This time of year, a time of proms and graduations, is one of transitions and new beginnings. Whether filled with apprehension or jubilant excitement, this time of year frequently changes the course of lives forever, in ways we intend, and ways that we do not.
part of my job is to work and observe a massive commencement ceremony each year
Despite all of the ceremonies I’ve attended over the years, they never fail to make me a bit emotional, to my chagrin. Watching proud family members sob and hug one anther; catching graduates take selfies as they grin from ear to ear; listening to deserving valedictorians share tales of hardships overcome, and how a degree, often the first in a family, is paving the way for a better life. I’ll be honest, even hearing the opening notes of “Pomp and Circumstance” tugs at my heartstrings. My eyes tear up a bit and the corners of my mouth rise to form a smile, and I find myself filled with hope and pride for hundreds of people I don’t even know, wishing that their lives turn out exactly the way they want.

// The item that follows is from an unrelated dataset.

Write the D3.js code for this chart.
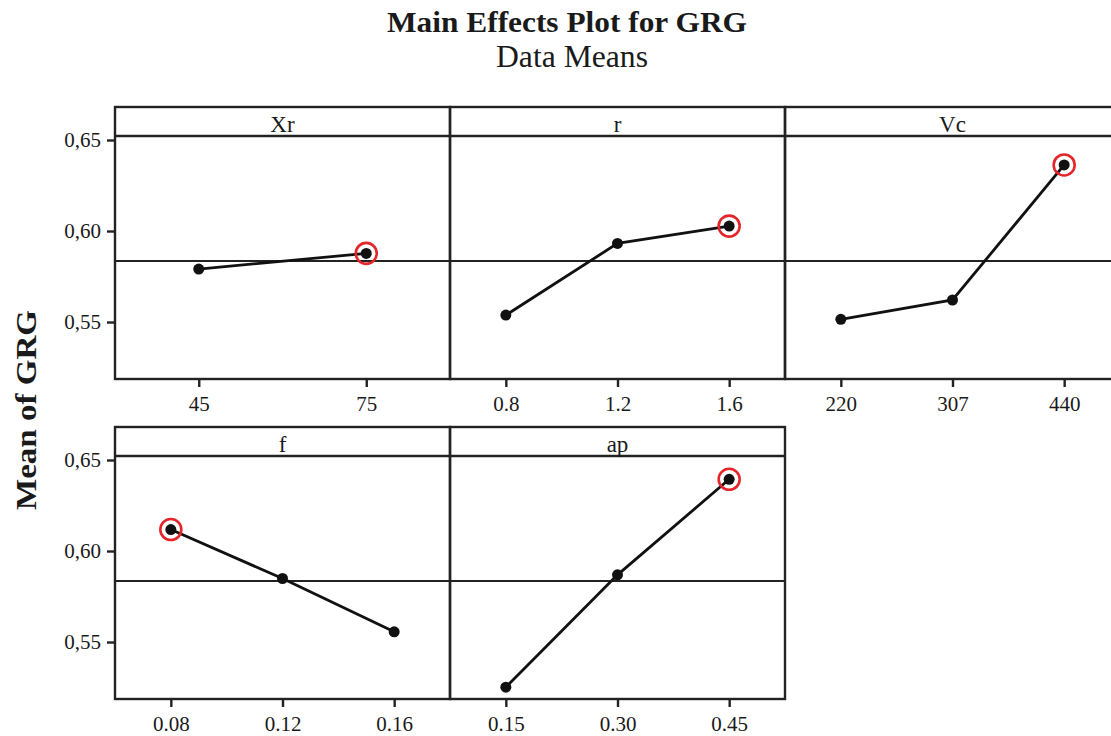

After the tassles have been flipped, and the rose-colored filter of the milestone occasion fades to the stark reality of normal life, one can feel a bit lost. For any graduate, for anyone on their own for the first time, for anyone who is on the precipice of a new beginning or feels just a little bit lost, I humbly offer a few life lessons that I have learned along the way.
- Learn to expect more of yourself than others. That will take care of one source of stress.
- Always follow your instinct. That hunch, that voice in the back of your head, that feeling in the pit of your stomach…whatever form it takes, pay attention to it. Your instinct will not lead you astray.
- Don’t put a time limit on your dreams. If you don’t reach a goal by a certain time, don’t be too hard on yourself. Life has a way with obstacles, whether those that we place upon ourselves, or those we have thrown at us by outside forces. As long as you are consistently putting in the effort, your goals can be achieved. After all, Lao Tzu once said that the journey of a thousand miles begins with a single step.
- Don’t ever diminish yourself to make others seem greater.
- Life is a journey, not a competition. And, if you must compete, only do so against yourself, to be better than you were yesterday.
- When faced with a decision, when wondering if something is worth it, ask yourself this question: Is this something that I will regret when I am in a nursing home and reflecting upon my life, or is this something that I will regret NOT doing?
- Accept that, because nothing lasts forever, people will flutter into and out of your life. Some are meant to teach us a lesson, some are meant to help us, and others are meant to inspire us. If you analyze your time with a specific person and are unable to realize what impact they made on your life, what purpose they served, don’t write off the experience as a waste of time. It only means that the other party was the one who was meant to be taught by, helped by, or inspired by you.
- Sometimes, doors remain open that you need to learn how to close. Conversely, you must also not be afraid to open the door to uncertainty. Behind that door, you might just find what you didn’t know you needed.
These lessons are not the recipe for a perfect life. Rather, please accept them as a glimpse of what life has to offer, and inspiration for how to make the most of it. Never lose that feeling of possibility and hope, of dreams, no matter how big or how small, coming true.